子どもたちが生活していく上で実際に体験した困ったことをルールにしていくのです。
もう一つ大切なことは、クラスの子の半数以上が賛成すれば、ルールを変えることができるようにすることです。
〇ゲームを楽しめる心をつくる
ゲームは最初、子どもたちはなかなか楽しめない。負けるといじける、すねる、泣く、ズルする、ズルした子を攻撃する、などトラブルが起きてしまいます。
私は、すきまの時間を使って、子どもたちにゲームをしてあげます。そのとき必ず約束をします。
教師「これからゲームをするけど、負けてもすねたり、いじけたり、泣いたりしない?」
教師「ズルはしない?」
子ども「しない!」
そういう約束をして、ルールやマナーを教えながら、教師がリーダーになって楽しいことを積み重ねていきます。
教師がゲームを通して身体を開け、自分のリーダー性を鍛えていくことは大切なことです。
例えば、ジャンケンゲームは、子どもたちの目を教師に集中させることができます。
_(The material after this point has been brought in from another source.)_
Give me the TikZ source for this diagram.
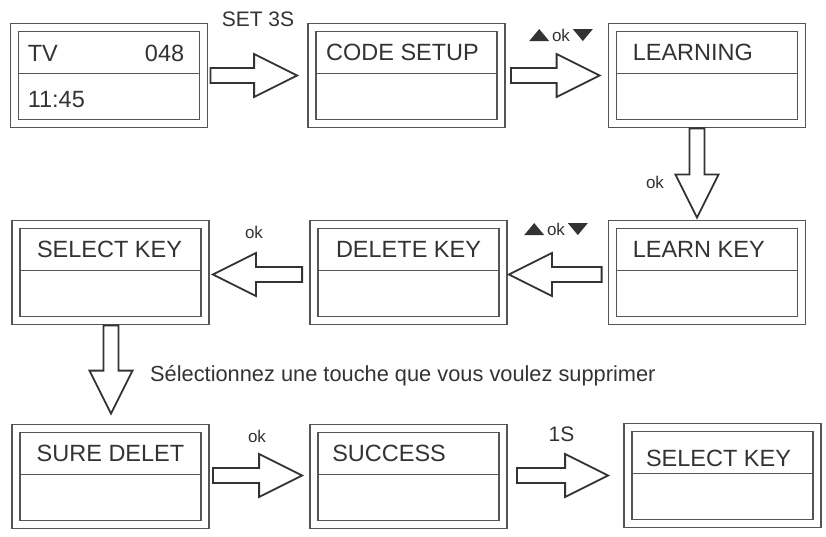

なぞなぞを出して、答えを班で相談させたりすれば、班会議の練習にもなります。
〇子どもと遊び、子どもを理解していく
子ども一人ひとりの変化と子ども同士の変化をじっくりと見ていく必要を感じています。
子どもは授業中と休み時間とで、関係性が大きく変化します。子ども理解のため、4月にじっくりと子ども同士の関係を観察します。
休み時間の子どもの様子を、子どもたちと一緒に遊びながら観察します。遊びをリードしている子、孤立しがちな子、一緒に行動している子などを発見していくのです。
もう一度、意識的に子どもと遊ぶ時期は、夏休み明けの9月です。夏休み明けというのは、子どもが変化する時期だからです。
〇困ったときは、周りの子どもたちに聞く
特に重い課題を持っている子がいて、対応に困り果てたときなどは、周りの子に聞くとよい。子どもたちは幼稚園から一緒ですから、友だちのことはよく知っています。
〇早めに家庭訪問する
課題を抱えている子に気がついたら、早めに家庭訪問をして親とつながるとよい。
親から話を聞くことで、子どもの別な一面が見えて、その子との出会い直しができます。
親の子育てをねぎらいながら、この子をどうしたいと思っているのか、その願いを聞きながら、いっしょに子どもの課題に取り組んでいく、そういうことが大切かなと思います。